Every "penny" has to be accounted for in the financial statements. And when we cross over, there will be no bargaining for "dispensation" or other religious get-out-of-jail-free nonsense; those days will be over. This is what Jesus meant when he spoke of one's liability to pay “the last penny” for every malum in se infraction.

 

 

what is the best chess move in all the world

“The meaning of life differs from man to man, from day to day and from hour to hour... To put the question [of the meaning of life] in general terms would be comparable to the question posed to the chess champion: "Tell me, master, what is the best move in the world?" There is simply no such thing as the best or even a good move apart from a particular situation in a game and the particular personality of one's opponent. The same holds for human existence. One should not search for an abstract meaning of life. Everyone has his own specific vocation or mission in life to carry out a concrete assignment which demands fulfillment... the question of the meaning of life may actually be reversed. Ultimately, man should not ask what the meaning of his life is, but rather he must recognize that it is he who is asked.”  Viktor E. Frankl, Man's Search for Meaning

 

Editor’s note: “Tell me, master, what is the best ‘good deed,’ the highest form of service, the most glorious example of sainted morality in all the world?”

There is no such thing. As per Dr. Frankl, there is no such thing as a best deed or most praiseworthy action or highest merit-badge of morality apart from some particular situation, some particular person with particular needs.

 

 

Editor's note:

David Hume (1711 – 1776) suggested that our sense of morality would be different if we were geese; that, “morality is in our gut,” as Dr. Daniel Robertson put it.

What we consider to be desirable is constitutive of being. A goose’s definition of the good will be different than our own

There are some who say that highest pleasure can be attained as a solo act, as an individual, simply by “going within.” It’s a start, but I think such statement falls short and is misguided.

Human beings, designed female and male, moreover, as “made in the image,” will be constitutionally directed to define bliss in a particular way; for them, ultimate happiness can mean only one thing.

 

 

 

Editor's last word:

As we’ve discussed (here and here), only Consciousness is real, with all manifestations of form as derivative of the main. With this in view, we might define the moral and spiritual person as one having aligned him or herself with Universal Consciousness.

The ancient Spirit-Guide Abu informs us that we came to this world in an undifferentiated state in terms of personhood. We came here to “wake up,” to open our eyes, to become a person in a functional sense, all of which is to grow in consciousness.
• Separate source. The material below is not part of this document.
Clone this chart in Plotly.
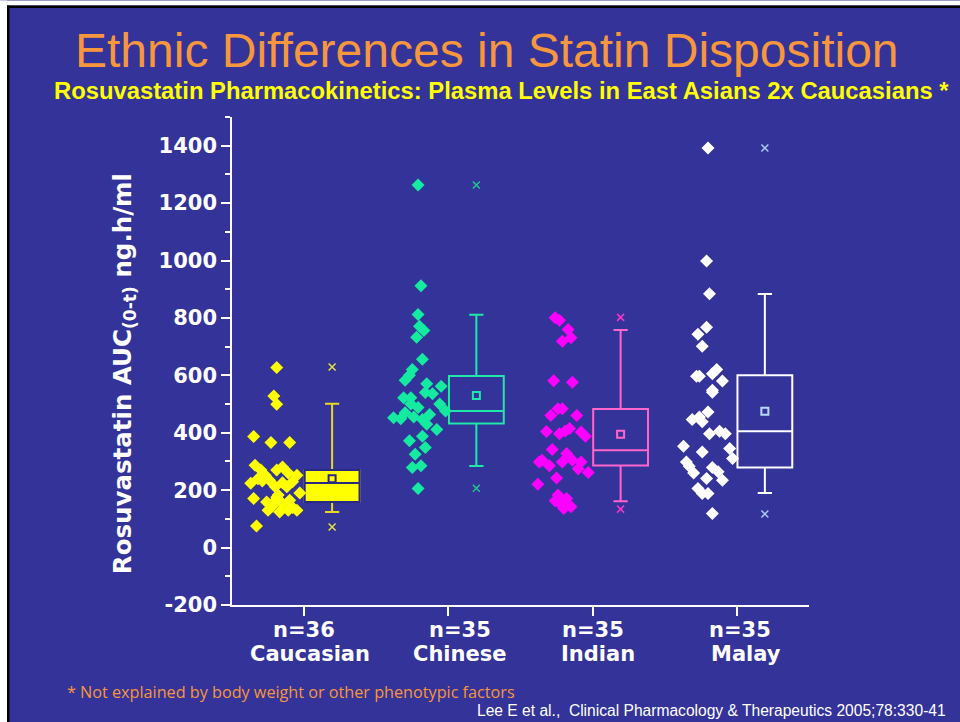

While our time on planet Earth is a kind of kindergarten for initial awareness, in a larger sense, our primary purpose will remain the same, no matter how advanced or ancient we become. If Universal Consciousness, and our alignment with it, is the only thing that’s real, then a million years from now our primary aim will continue as one of drawing closer to the Universal Mind, Universal Spirit, Universal Intelligence.

With this grand purpose in view, we can offer definition of the moral and spiritual person as one having attained a good degree of attunement with Universal Consciousness. A thought or action is “moral” if it furthers this cosmic process of at-one-ment; and, one is a “spiritual” or a “good” person if one’s life and essence are in line with God’s mind, Universal Consciousness.